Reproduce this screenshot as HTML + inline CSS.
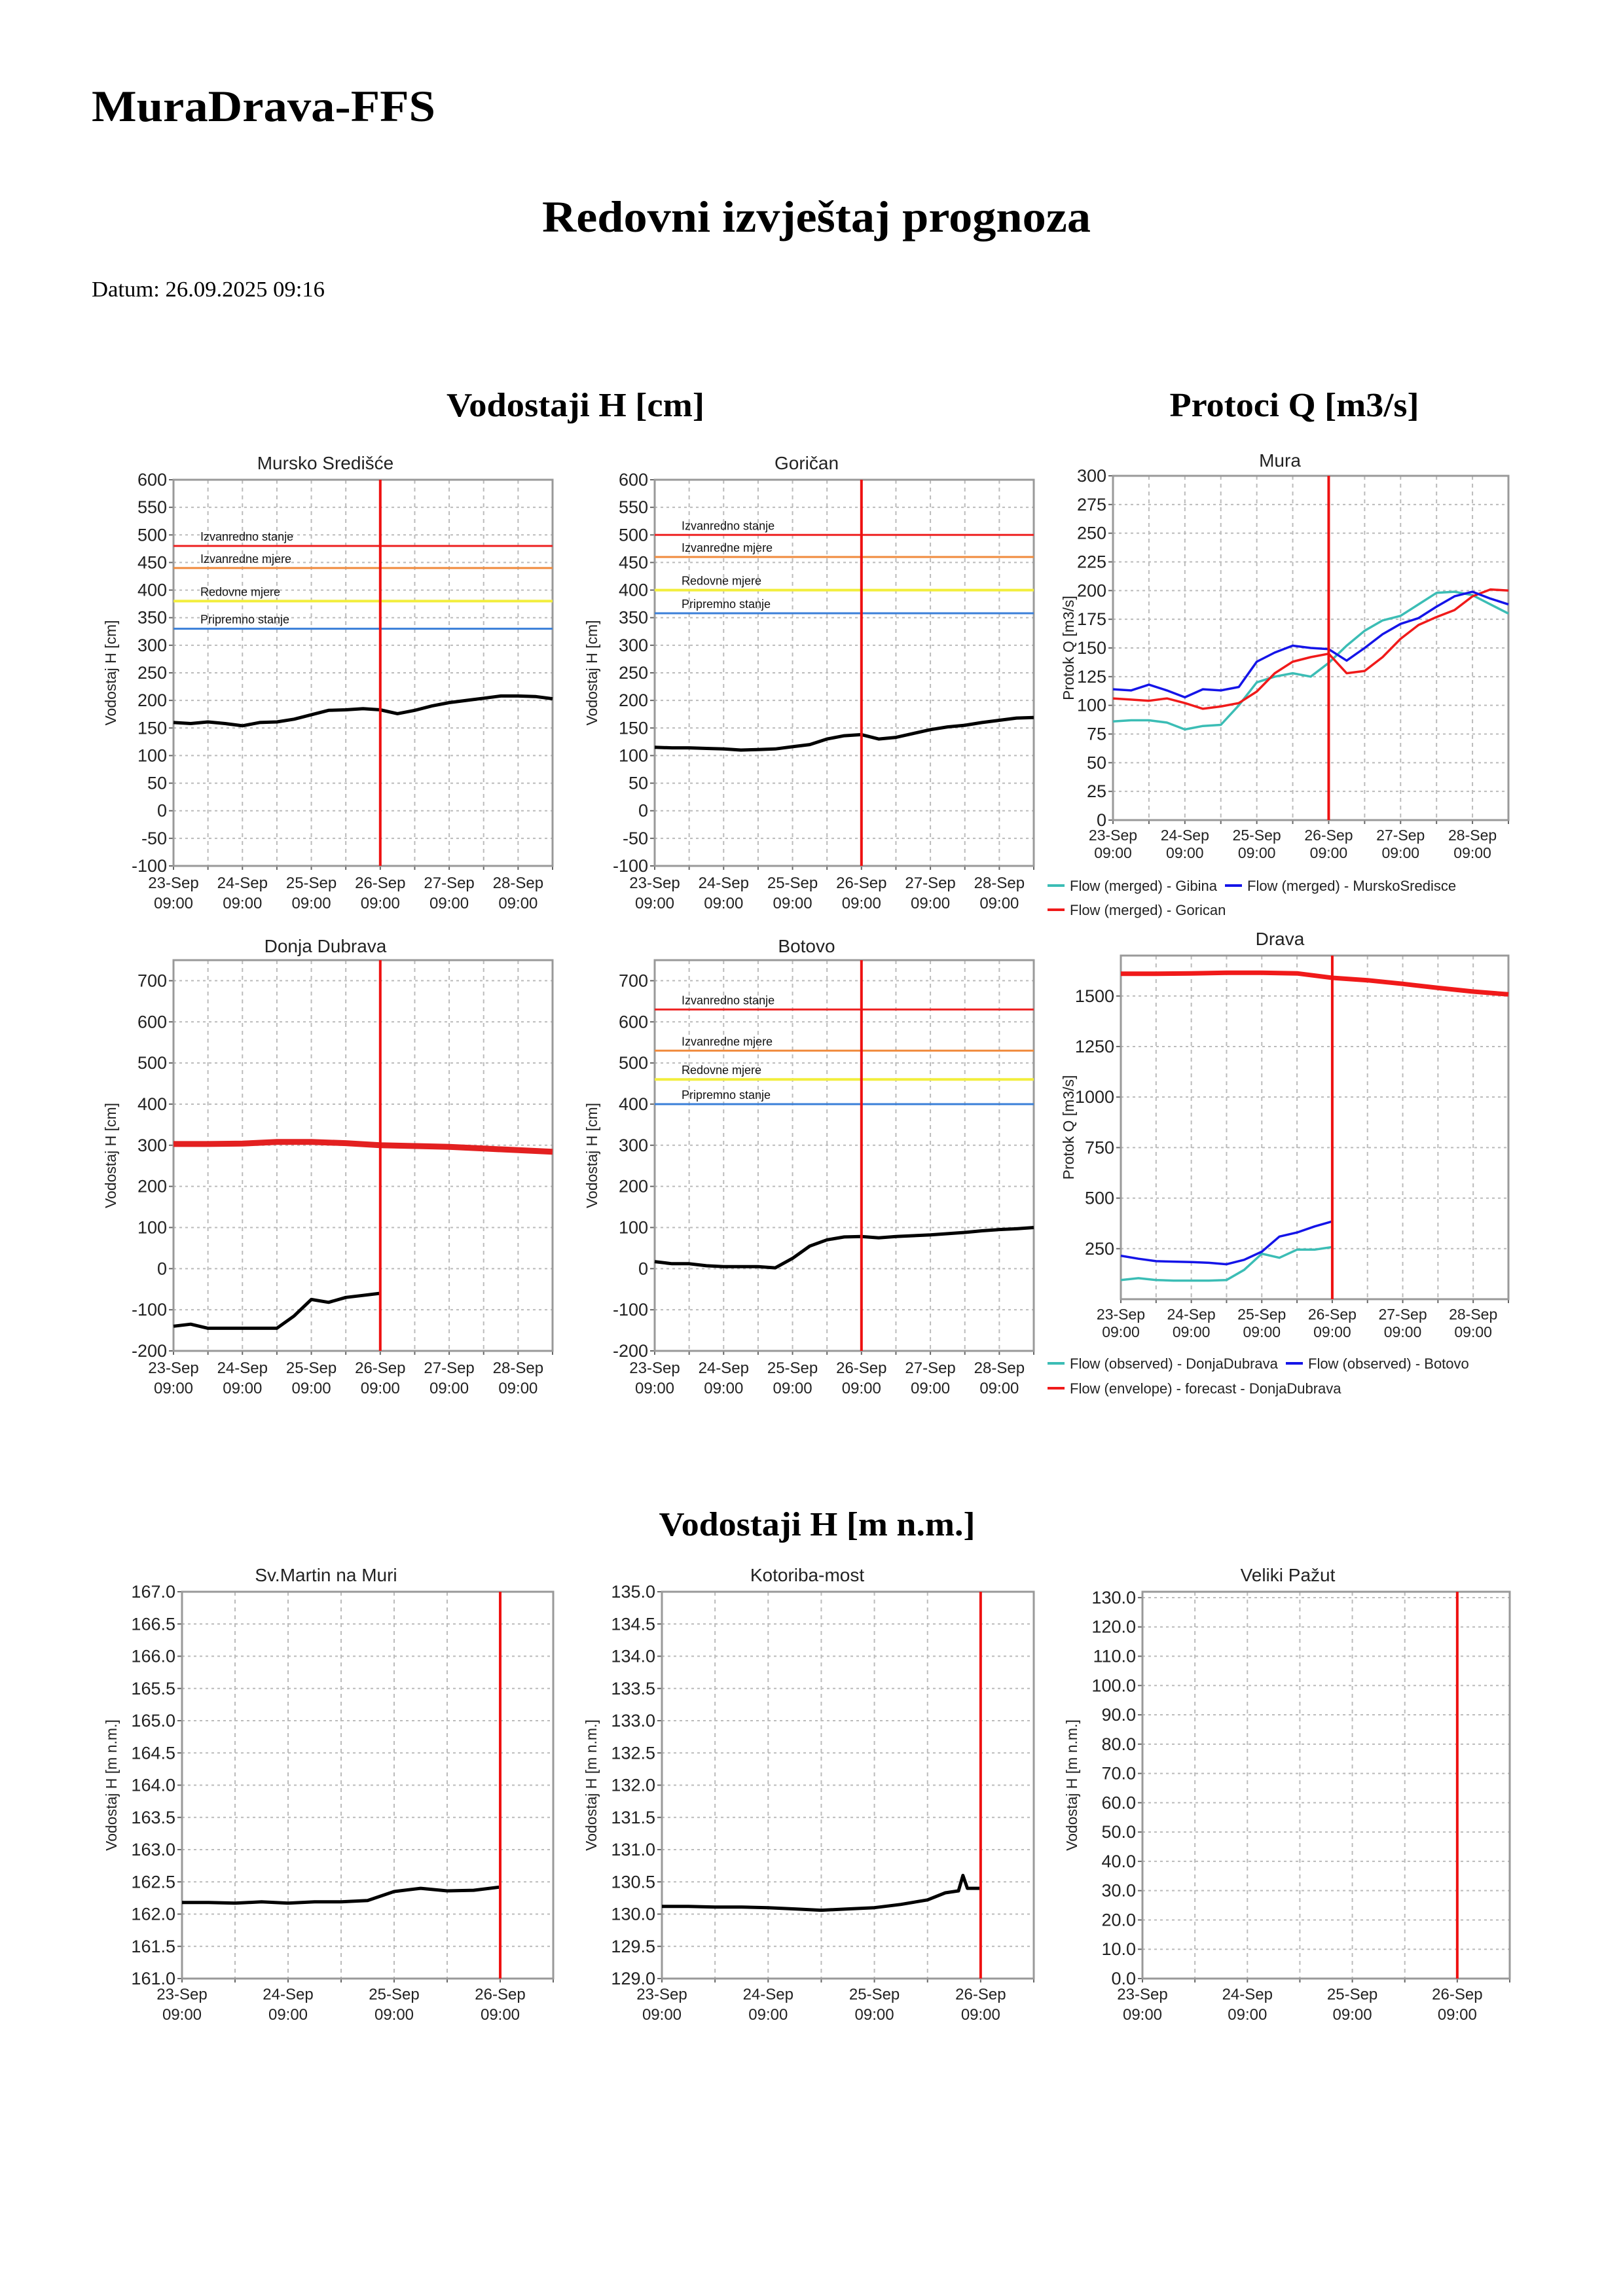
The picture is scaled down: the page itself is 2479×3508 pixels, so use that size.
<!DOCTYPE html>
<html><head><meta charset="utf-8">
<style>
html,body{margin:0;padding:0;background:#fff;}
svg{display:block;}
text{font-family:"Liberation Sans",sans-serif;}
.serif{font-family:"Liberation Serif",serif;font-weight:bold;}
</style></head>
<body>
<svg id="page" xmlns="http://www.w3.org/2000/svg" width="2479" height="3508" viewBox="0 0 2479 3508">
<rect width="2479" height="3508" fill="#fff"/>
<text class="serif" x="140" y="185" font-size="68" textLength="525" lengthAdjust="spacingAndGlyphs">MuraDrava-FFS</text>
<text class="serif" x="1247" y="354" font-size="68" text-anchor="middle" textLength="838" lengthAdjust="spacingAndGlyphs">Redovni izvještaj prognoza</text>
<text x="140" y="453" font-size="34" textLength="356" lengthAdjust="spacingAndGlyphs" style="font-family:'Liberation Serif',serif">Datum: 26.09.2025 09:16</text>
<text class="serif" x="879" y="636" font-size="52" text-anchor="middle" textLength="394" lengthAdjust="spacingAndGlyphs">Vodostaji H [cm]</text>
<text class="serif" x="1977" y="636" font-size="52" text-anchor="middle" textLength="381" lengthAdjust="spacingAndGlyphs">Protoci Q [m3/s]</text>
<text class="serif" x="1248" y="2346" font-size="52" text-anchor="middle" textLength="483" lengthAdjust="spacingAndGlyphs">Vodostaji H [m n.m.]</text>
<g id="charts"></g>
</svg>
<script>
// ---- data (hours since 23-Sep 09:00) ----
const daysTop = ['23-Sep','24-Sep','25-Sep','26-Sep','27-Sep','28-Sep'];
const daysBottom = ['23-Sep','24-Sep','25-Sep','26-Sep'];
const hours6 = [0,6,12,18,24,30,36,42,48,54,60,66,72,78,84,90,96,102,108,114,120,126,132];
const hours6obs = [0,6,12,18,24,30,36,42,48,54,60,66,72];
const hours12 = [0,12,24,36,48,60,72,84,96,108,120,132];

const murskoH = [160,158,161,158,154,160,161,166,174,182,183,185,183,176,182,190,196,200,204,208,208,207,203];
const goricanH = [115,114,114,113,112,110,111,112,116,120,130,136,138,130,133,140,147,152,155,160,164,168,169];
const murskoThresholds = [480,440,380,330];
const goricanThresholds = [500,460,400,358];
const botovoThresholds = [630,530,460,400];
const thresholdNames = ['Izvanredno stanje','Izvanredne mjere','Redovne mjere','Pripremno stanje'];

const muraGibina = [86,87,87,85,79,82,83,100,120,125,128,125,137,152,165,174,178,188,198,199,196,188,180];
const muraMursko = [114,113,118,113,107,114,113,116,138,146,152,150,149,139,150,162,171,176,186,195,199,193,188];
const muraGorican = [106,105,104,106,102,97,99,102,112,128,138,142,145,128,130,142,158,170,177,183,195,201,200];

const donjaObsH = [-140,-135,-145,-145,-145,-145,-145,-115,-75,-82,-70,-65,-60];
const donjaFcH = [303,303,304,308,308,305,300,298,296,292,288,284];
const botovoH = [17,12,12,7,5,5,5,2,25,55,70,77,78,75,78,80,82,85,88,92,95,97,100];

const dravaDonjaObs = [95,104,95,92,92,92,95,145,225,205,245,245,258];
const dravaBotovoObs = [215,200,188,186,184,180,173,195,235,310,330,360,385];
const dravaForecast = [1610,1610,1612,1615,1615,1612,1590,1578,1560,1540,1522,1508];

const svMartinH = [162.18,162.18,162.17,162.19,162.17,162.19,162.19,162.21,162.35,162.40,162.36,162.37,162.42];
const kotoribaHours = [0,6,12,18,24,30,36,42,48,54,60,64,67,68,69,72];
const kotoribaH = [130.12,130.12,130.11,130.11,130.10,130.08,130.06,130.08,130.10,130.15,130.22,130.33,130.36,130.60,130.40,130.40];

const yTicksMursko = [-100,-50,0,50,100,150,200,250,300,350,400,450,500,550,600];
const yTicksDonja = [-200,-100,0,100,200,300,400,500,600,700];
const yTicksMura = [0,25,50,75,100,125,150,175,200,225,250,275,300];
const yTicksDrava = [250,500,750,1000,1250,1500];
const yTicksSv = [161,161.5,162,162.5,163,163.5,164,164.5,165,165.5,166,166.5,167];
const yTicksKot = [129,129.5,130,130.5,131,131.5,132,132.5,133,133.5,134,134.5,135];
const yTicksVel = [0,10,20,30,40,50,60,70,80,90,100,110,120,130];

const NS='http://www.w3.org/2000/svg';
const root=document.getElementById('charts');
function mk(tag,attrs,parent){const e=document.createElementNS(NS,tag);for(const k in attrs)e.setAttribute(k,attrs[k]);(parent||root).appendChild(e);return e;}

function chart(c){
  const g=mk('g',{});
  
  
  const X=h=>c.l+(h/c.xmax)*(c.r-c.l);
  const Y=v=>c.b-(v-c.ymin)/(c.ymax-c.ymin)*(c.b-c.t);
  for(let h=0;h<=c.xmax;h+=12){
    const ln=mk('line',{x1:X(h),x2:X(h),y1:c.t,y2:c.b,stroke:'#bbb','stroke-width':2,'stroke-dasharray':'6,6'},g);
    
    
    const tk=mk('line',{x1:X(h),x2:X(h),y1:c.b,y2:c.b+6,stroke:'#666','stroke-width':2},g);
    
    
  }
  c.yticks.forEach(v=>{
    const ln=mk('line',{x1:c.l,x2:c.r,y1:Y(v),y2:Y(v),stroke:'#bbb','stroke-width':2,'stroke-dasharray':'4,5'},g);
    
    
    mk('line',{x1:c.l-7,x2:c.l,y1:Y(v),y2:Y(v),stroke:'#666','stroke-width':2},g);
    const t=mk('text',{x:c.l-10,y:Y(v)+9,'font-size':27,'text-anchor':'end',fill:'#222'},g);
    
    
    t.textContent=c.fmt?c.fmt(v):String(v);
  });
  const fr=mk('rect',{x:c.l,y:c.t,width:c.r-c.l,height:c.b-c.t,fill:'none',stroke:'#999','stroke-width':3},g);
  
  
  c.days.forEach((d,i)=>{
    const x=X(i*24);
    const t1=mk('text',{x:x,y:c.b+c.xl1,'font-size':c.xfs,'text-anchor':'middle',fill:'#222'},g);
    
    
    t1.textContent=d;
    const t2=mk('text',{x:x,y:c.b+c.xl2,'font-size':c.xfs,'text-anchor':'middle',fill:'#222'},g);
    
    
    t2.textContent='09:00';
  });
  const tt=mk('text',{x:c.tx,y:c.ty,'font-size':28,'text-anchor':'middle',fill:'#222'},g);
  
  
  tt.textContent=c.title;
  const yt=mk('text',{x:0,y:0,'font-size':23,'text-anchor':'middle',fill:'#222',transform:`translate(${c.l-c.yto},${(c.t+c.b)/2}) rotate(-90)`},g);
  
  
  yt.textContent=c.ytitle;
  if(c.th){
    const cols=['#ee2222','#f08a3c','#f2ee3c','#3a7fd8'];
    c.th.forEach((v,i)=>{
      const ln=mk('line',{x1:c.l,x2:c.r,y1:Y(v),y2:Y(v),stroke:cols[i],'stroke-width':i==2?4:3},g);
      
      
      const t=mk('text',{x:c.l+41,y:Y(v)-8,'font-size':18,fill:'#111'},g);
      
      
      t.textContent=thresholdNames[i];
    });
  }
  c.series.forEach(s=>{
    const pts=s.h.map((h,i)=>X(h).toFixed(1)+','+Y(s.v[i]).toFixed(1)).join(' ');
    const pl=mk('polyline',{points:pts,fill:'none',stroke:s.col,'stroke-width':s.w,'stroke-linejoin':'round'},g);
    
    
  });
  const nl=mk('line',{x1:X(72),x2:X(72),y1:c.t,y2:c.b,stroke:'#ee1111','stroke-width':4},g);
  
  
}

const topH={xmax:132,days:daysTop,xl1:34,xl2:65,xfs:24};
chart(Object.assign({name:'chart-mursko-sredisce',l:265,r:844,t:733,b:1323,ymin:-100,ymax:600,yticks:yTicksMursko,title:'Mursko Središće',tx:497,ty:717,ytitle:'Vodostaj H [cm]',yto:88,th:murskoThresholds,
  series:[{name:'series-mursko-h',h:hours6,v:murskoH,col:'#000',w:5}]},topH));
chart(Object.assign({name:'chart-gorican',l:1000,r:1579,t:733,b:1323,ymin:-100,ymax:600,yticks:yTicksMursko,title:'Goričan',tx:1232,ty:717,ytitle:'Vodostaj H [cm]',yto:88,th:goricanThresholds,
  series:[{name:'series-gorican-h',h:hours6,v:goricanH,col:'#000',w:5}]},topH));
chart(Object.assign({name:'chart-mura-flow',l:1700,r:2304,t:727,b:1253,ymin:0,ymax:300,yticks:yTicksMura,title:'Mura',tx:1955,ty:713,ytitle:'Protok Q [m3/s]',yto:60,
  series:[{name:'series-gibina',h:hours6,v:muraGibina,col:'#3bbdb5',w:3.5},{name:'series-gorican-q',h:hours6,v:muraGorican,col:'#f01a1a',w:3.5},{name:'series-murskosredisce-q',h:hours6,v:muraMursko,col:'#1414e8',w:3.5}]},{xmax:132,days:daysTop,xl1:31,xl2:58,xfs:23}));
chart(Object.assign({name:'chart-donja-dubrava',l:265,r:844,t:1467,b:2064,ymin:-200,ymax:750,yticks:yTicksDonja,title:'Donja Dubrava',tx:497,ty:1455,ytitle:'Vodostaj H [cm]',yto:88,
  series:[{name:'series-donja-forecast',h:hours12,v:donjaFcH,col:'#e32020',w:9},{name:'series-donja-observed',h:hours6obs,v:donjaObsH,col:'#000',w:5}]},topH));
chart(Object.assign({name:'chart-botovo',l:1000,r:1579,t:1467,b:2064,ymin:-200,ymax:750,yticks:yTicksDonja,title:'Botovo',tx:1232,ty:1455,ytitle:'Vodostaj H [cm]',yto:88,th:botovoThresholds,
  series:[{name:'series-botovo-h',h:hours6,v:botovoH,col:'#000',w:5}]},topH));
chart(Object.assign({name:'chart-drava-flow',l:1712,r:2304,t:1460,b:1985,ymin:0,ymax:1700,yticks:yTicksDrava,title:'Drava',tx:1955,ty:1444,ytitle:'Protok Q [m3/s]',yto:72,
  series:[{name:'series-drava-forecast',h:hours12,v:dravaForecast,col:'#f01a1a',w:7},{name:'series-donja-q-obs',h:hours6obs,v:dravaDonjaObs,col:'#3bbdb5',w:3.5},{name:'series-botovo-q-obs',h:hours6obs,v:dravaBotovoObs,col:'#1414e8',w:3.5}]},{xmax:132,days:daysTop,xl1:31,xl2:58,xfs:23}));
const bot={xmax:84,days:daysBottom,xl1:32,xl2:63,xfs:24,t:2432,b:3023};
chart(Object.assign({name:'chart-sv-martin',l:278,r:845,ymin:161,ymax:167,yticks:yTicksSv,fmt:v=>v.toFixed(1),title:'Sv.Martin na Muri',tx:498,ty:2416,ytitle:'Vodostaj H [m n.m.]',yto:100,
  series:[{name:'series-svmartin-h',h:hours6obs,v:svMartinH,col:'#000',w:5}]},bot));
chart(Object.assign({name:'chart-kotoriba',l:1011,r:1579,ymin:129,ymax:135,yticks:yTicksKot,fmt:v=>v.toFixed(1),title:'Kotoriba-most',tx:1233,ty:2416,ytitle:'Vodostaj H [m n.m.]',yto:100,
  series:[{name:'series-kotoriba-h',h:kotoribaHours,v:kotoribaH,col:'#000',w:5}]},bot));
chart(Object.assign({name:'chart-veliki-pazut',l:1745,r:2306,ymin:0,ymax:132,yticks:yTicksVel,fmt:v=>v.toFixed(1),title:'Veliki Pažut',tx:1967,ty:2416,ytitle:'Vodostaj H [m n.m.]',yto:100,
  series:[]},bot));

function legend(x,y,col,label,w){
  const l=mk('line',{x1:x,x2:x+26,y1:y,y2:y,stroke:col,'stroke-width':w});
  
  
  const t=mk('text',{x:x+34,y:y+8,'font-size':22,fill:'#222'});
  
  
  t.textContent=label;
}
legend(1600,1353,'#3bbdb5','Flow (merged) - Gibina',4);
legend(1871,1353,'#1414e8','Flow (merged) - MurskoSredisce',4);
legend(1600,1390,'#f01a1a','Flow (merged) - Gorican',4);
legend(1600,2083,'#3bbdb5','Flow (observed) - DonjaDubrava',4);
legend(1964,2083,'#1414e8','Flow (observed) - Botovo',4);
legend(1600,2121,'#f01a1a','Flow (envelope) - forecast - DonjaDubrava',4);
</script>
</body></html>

+++

### TASK
Scan the lines for the string "page". Pick out every line that has it.

### SOLUTION
The picture is scaled down: the page itself is 2479×3508 pixels, so use that size.
<svg id="page" xmlns="http://www.w3.org/2000/svg" width="2479" height="3508" viewBox="0 0 2479 3508">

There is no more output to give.